While Congress and the Administration study the proposed mergers, and review the impact of the dramatic consolidation of the industrial base, industry leaders say they will continue to combine forces where the market dictates. They point to increased productivity figures and record earnings for many aerospace companies.

"If I had my choice, I'd rather have six healthy companies competing for major programs rather than two or three. That would be better for competition, innovation, employment, the industry and for the nation as a whole," says Lockheed Martin's Augustine. "But those weren't the cards we were dealt. The choice was between six weak companies or three healthy, and in that case I'll take three healthy companies every time."

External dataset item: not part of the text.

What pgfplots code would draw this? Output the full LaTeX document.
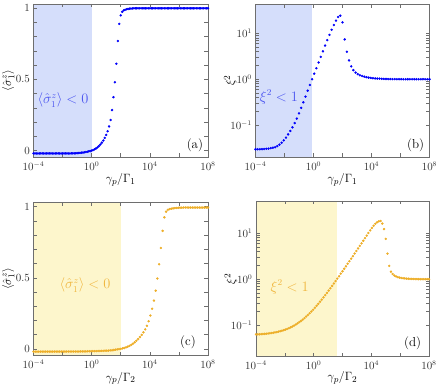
\documentclass[border=0pt]{standalone}
\usepackage{pgfplots}
\pgfplotsset{compat=1.18}
\usepackage{amsmath}

\definecolor{dotblue}{RGB}{0,0,250}
\definecolor{shadeblue}{RGB}{213,222,251}
\definecolor{textblue}{RGB}{75,85,240}
\definecolor{dotorange}{RGB}{237,174,40}
\definecolor{shadeyellow}{RGB}{253,246,204}
\definecolor{textorange}{RGB}{240,182,62}
\definecolor{framegray}{RGB}{110,110,110}

\pgfplotsset{
  panel/.style={
    scale only axis, width=174.5pt, height=153pt,
    anchor=south west,
    xmin=1e-4, xmax=1e8,
    xtick={1e-4,1,1e4,1e8}, minor xtick={1e-2,1e2,1e6},
    tick align=inside, major tick length=3.5pt, minor tick length=3.5pt,
    axis line style={framegray, line width=0.7pt},
    every tick/.style={framegray, line width=0.6pt},
    tick label style={font=\fontsize{10.5}{12}\selectfont, text=black!80},
    xticklabel style={yshift=-1pt},
    label style={font=\fontsize{12.5}{14}\selectfont},
    xlabel style={at={(axis description cs:0.5,-0.15)}, anchor=center},
    ylabel style={at={(axis description cs:-0.145,0.5)}, anchor=center},
    axis on top,
  },
  lin/.style={ymin=-0.045, ymax=1.03, ytick={0,0.5,1}, minor y tick num=4},
  lg/.style={ymin=0.02, ymax=44, ytick={0.1,1,10}},
  pts/.style={only marks, mark=*, mark size=1pt, color=#1, mark options={draw=#1, fill=#1}},
}
\tikzset{
  rtext/.style={font=\fontsize{13.5}{15}\selectfont, text=#1},
  plab/.style={font=\fontsize{13}{15}\selectfont, text=black},
}

\begin{document}
\begin{tikzpicture}
\path[use as bounding box] (0,0) rectangle (436pt,391pt);

% (a)
\begin{axis}[xmode=log, panel, lin, at={(33.5pt,234pt)},
  xlabel={$\gamma_p/\Gamma_1$}, ylabel={$\langle\hat{\sigma}_1^z\rangle$}]
\addplot[fill=shadeblue, draw=none] coordinates {(1e-4,-0.045) (1,-0.045) (1,1.03) (1e-4,1.03)};
\addplot[pts=dotblue] table[x expr={10^(\thisrow{e})}, y=y, row sep=\\] {
e y\\
-4.0 -0.020\\ -3.9 -0.020\\ -3.8 -0.020\\ -3.7 -0.020\\ -3.6 -0.020\\ -3.5 -0.020\\ -3.4 -0.020\\ -3.3 -0.020\\
-3.2 -0.020\\ -3.1 -0.020\\ -3.0 -0.020\\ -2.9 -0.020\\ -2.8 -0.020\\ -2.7 -0.020\\ -2.6 -0.020\\ -2.5 -0.020\\
-2.4 -0.020\\ -2.3 -0.020\\ -2.2 -0.020\\ -2.1 -0.020\\ -2.0 -0.020\\ -1.9 -0.020\\ -1.8 -0.020\\ -1.7 -0.020\\
-1.6 -0.020\\ -1.5 -0.020\\ -1.4 -0.019\\ -1.3 -0.019\\ -1.2 -0.019\\ -1.1 -0.019\\ -1.0 -0.018\\ -0.9 -0.017\\
-0.8 -0.016\\ -0.7 -0.015\\ -0.6 -0.014\\ -0.5 -0.012\\ -0.4 -0.010\\ -0.3 -0.008\\ -0.2 -0.005\\ -0.1 -0.003\\
0.0 0.000\\ 0.1 0.004\\ 0.2 0.009\\ 0.3 0.015\\ 0.4 0.023\\ 0.5 0.032\\ 0.6 0.043\\ 0.7 0.056\\
0.8 0.071\\ 0.9 0.089\\ 1.0 0.110\\ 1.1 0.136\\ 1.2 0.170\\ 1.3 0.215\\ 1.4 0.285\\ 1.5 0.375\\
1.6 0.480\\ 1.7 0.610\\ 1.8 0.770\\ 1.9 0.890\\ 2.0 0.950\\ 2.1 0.975\\ 2.2 0.985\\ 2.3 0.990\\
2.4 0.993\\ 2.5 0.995\\ 2.6 0.997\\ 2.7 0.998\\ 2.8 0.999\\ 2.9 1.000\\ 3.0 1.000\\ 3.1 1.000\\
3.2 1.000\\ 3.3 1.000\\ 3.4 1.000\\ 3.5 1.000\\ 3.6 1.000\\ 3.7 1.000\\ 3.8 1.000\\ 3.9 1.000\\
4.0 1.000\\ 4.1 1.000\\ 4.2 1.000\\ 4.3 1.000\\ 4.4 1.000\\ 4.5 1.000\\ 4.6 1.000\\ 4.7 1.000\\
4.8 1.000\\ 4.9 1.000\\ 5.0 1.000\\ 5.1 1.000\\ 5.2 1.000\\ 5.3 1.000\\ 5.4 1.000\\ 5.5 1.000\\
5.6 1.000\\ 5.7 1.000\\ 5.8 1.000\\ 5.9 1.000\\ 6.0 1.000\\ 6.1 1.000\\ 6.2 1.000\\ 6.3 1.000\\
6.4 1.000\\ 6.5 1.000\\ 6.6 1.000\\ 6.7 1.000\\ 6.8 1.000\\ 6.9 1.000\\ 7.0 1.000\\ 7.1 1.000\\
7.2 1.000\\ 7.3 1.000\\ 7.4 1.000\\ 7.5 1.000\\ 7.6 1.000\\ 7.7 1.000\\ 7.8 1.000\\ 7.9 1.000\\
8.0 1.000\\
};
\node[rtext=textblue] at (rel axis cs:0.169,0.373) {$\langle\hat{\sigma}_1^z\rangle<0$};
\node[plab] at (rel axis cs:0.925,0.08) {(a)};
\end{axis}

% (b)
\begin{axis}[xmode=log, ymode=log, panel, lg, width=174pt, at={(255.5pt,234pt)},
  xlabel={$\gamma_p/\Gamma_1$}, ylabel={$\xi^2$}]
\addplot[fill=shadeblue, draw=none] coordinates {(1e-4,0.02) (0.79,0.02) (0.79,44) (1e-4,44)};
\addplot[pts=dotblue] table[x expr={10^(\thisrow{e})}, y=y, row sep=\\] {
e y\\
-4.00 0.0295\\ -3.85 0.0295\\ -3.70 0.0295\\ -3.55 0.0296\\ -3.40 0.0299\\ -3.25 0.0302\\ -3.10 0.0305\\ -2.95 0.0313\\
-2.80 0.0320\\ -2.65 0.0327\\ -2.50 0.0347\\ -2.35 0.0372\\ -2.20 0.0410\\ -2.05 0.0462\\ -1.90 0.0531\\ -1.75 0.0624\\
-1.60 0.0741\\ -1.45 0.0891\\ -1.30 0.110\\ -1.15 0.138\\ -1.00 0.180\\ -0.85 0.237\\ -0.70 0.313\\ -0.55 0.417\\
-0.40 0.562\\ -0.25 0.750\\ -0.10 1.00\\ 0.05 1.32\\ 0.20 1.74\\ 0.35 2.32\\ 0.50 3.09\\ 0.65 4.07\\
0.80 5.43\\ 0.95 7.16\\ 1.10 9.33\\ 1.25 12.0\\ 1.40 15.3\\ 1.55 19.1\\ 1.70 22.9\\ 1.85 24.5\\
2.00 17.4\\ 2.15 7.41\\ 2.30 3.98\\ 2.45 2.57\\ 2.60 1.91\\ 2.75 1.58\\ 2.90 1.40\\ 3.05 1.29\\
3.20 1.22\\ 3.35 1.175\\ 3.50 1.135\\ 3.65 1.11\\ 3.80 1.084\\ 3.95 1.067\\ 4.10 1.052\\ 4.25 1.042\\
4.40 1.035\\ 4.55 1.028\\ 4.70 1.021\\ 4.85 1.016\\ 5.00 1.012\\ 5.15 1.009\\ 5.30 1.007\\ 5.45 1.005\\
5.60 1.003\\ 5.75 1.002\\ 5.90 1.001\\ 6.05 1.000\\ 6.20 1.000\\ 6.35 1.000\\ 6.50 1.000\\ 6.65 1.000\\
6.80 1.000\\ 6.95 1.000\\ 7.10 1.000\\ 7.25 1.000\\ 7.40 1.000\\ 7.55 1.000\\ 7.70 1.000\\ 7.85 1.000\\
8.00 1.000\\
};
\node[rtext=textblue] at (rel axis cs:0.135,0.392) {$\xi^2<1$};
\node[plab] at (rel axis cs:0.92,0.08) {(b)};
\end{axis}

% (c)
\begin{axis}[xmode=log, panel, lin, at={(33.5pt,35.6pt)},
  xlabel={$\gamma_p/\Gamma_2$}, ylabel={$\langle\hat{\sigma}_1^z\rangle$}]
\addplot[fill=shadeyellow, draw=none] coordinates {(1e-4,-0.045) (100,-0.045) (100,1.03) (1e-4,1.03)};
\addplot[pts=dotorange] table[x expr={10^(\thisrow{e})}, y=y, row sep=\\] {
e y\\
-4.00 -0.018\\ -3.88 -0.018\\ -3.76 -0.018\\ -3.64 -0.018\\ -3.52 -0.018\\ -3.40 -0.018\\ -3.28 -0.018\\ -3.16 -0.018\\
-3.04 -0.018\\ -2.92 -0.018\\ -2.80 -0.018\\ -2.68 -0.018\\ -2.56 -0.018\\ -2.44 -0.018\\ -2.32 -0.018\\ -2.20 -0.018\\
-2.08 -0.018\\ -1.96 -0.018\\ -1.84 -0.018\\ -1.72 -0.018\\ -1.60 -0.018\\ -1.48 -0.018\\ -1.36 -0.018\\ -1.24 -0.018\\
-1.12 -0.018\\ -1.00 -0.018\\ -0.88 -0.018\\ -0.76 -0.017\\ -0.64 -0.017\\ -0.52 -0.017\\ -0.40 -0.017\\ -0.28 -0.016\\
-0.16 -0.016\\ -0.04 -0.016\\ 0.08 -0.015\\ 0.20 -0.015\\ 0.32 -0.015\\ 0.44 -0.014\\ 0.56 -0.014\\ 0.68 -0.013\\
0.80 -0.013\\ 0.92 -0.012\\ 1.04 -0.012\\ 1.16 -0.011\\ 1.28 -0.010\\ 1.40 -0.009\\ 1.52 -0.007\\ 1.64 -0.005\\
1.76 -0.003\\ 1.88 -0.001\\ 2.00 0.001\\ 2.12 0.004\\ 2.24 0.007\\ 2.36 0.011\\ 2.48 0.016\\ 2.60 0.022\\
2.72 0.029\\ 2.84 0.037\\ 2.96 0.047\\ 3.08 0.058\\ 3.20 0.070\\ 3.32 0.084\\ 3.44 0.099\\ 3.56 0.117\\
3.68 0.138\\ 3.80 0.163\\ 3.92 0.195\\ 4.04 0.235\\ 4.16 0.283\\ 4.28 0.340\\ 4.40 0.410\\ 4.52 0.495\\
4.64 0.595\\ 4.76 0.710\\ 4.88 0.830\\ 5.00 0.925\\ 5.12 0.965\\ 5.24 0.978\\ 5.36 0.983\\ 5.48 0.986\\
5.60 0.988\\ 5.72 0.990\\ 5.84 0.991\\ 5.96 0.992\\ 6.08 0.993\\ 6.20 0.993\\ 6.32 0.994\\ 6.44 0.994\\
6.56 0.994\\ 6.68 0.994\\ 6.80 0.994\\ 6.92 0.994\\ 7.04 0.994\\ 7.16 0.994\\ 7.28 0.994\\ 7.40 0.994\\
7.52 0.994\\ 7.64 0.994\\ 7.76 0.994\\ 7.88 0.994\\ 8.00 0.994\\
};
\node[rtext=textorange] at (rel axis cs:0.295,0.46) {$\langle\hat{\sigma}_1^z\rangle<0$};
\node[plab] at (rel axis cs:0.885,0.088) {(c)};
\end{axis}

% (d)
\begin{axis}[xmode=log, ymode=log, panel, lg, ymin=0.021, ymax=50,
  width=173pt, height=155.5pt, at={(256pt,34.5pt)},
  xlabel={$\gamma_p/\Gamma_2$}, ylabel={$\xi^2$},
  xlabel style={at={(axis description cs:0.5,-0.14)}}]
\addplot[fill=shadeyellow, draw=none] coordinates {(1e-4,0.021) (41,0.021) (41,50) (1e-4,50)};
\addplot[pts=dotorange] table[x expr={10^(\thisrow{e})}, y=y, row sep=\\] {
e y\\
-4.00 0.0632\\ -3.88 0.0635\\ -3.76 0.0638\\ -3.64 0.0642\\ -3.52 0.0646\\ -3.40 0.0651\\ -3.28 0.0657\\ -3.16 0.0664\\
-3.04 0.0671\\ -2.92 0.0680\\ -2.80 0.0689\\ -2.68 0.0700\\ -2.56 0.0713\\ -2.44 0.0727\\ -2.32 0.0743\\ -2.20 0.0762\\
-2.08 0.0783\\ -1.96 0.0807\\ -1.84 0.0834\\ -1.72 0.0865\\ -1.60 0.0900\\ -1.48 0.0940\\ -1.36 0.0987\\ -1.24 0.104\\
-1.12 0.110\\ -1.00 0.117\\ -0.88 0.124\\ -0.76 0.133\\ -0.64 0.143\\ -0.52 0.155\\ -0.40 0.167\\ -0.28 0.182\\
-0.16 0.199\\ -0.04 0.218\\ 0.08 0.240\\ 0.20 0.265\\ 0.32 0.293\\ 0.44 0.325\\ 0.56 0.362\\ 0.68 0.404\\
0.80 0.451\\ 0.92 0.505\\ 1.04 0.567\\ 1.16 0.636\\ 1.28 0.717\\ 1.40 0.807\\ 1.52 0.911\\ 1.64 1.03\\
1.76 1.16\\ 1.88 1.32\\ 2.00 1.49\\ 2.12 1.69\\ 2.24 1.91\\ 2.36 2.17\\ 2.48 2.46\\ 2.60 2.80\\
2.72 3.17\\ 2.84 3.61\\ 2.96 4.10\\ 3.08 4.66\\ 3.20 5.30\\ 3.32 6.02\\ 3.44 6.85\\ 3.56 7.79\\
3.68 8.87\\ 3.80 10.1\\ 3.92 11.5\\ 4.04 13.0\\ 4.16 14.5\\ 4.28 16.0\\ 4.40 17.2\\ 4.52 18.1\\
4.64 18.4\\ 4.76 16.2\\ 4.88 12.3\\ 5.00 7.5\\ 5.12 3.6\\ 5.24 1.95\\ 5.36 1.46\\ 5.48 1.30\\
5.60 1.20\\ 5.72 1.15\\ 5.84 1.11\\ 5.96 1.085\\ 6.08 1.065\\ 6.20 1.05\\ 6.32 1.04\\ 6.44 1.032\\
6.56 1.025\\ 6.68 1.02\\ 6.80 1.015\\ 6.92 1.012\\ 7.04 1.009\\ 7.16 1.007\\ 7.28 1.005\\ 7.40 1.004\\
7.52 1.003\\ 7.64 1.002\\ 7.76 1.001\\ 7.88 1.001\\ 8.00 1.000\\
};
\node[rtext=textorange] at (rel axis cs:0.195,0.447) {$\xi^2<1$};
\node[plab] at (rel axis cs:0.905,0.088) {(d)};
\end{axis}
\end{tikzpicture}
\end{document}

While he believes that at least two companies should be left to compete in every market segment, Augustine doesn't feel that industry is given enough credit for making the best of a bleak situation. "I'm proud of this industry. Rather than wringing our hands, complaining and remaining bloated when it became clear that we were too big, we made the tough choices," he says. "Today, we have strong companies, a good research and development base, and a huge piece of the international market."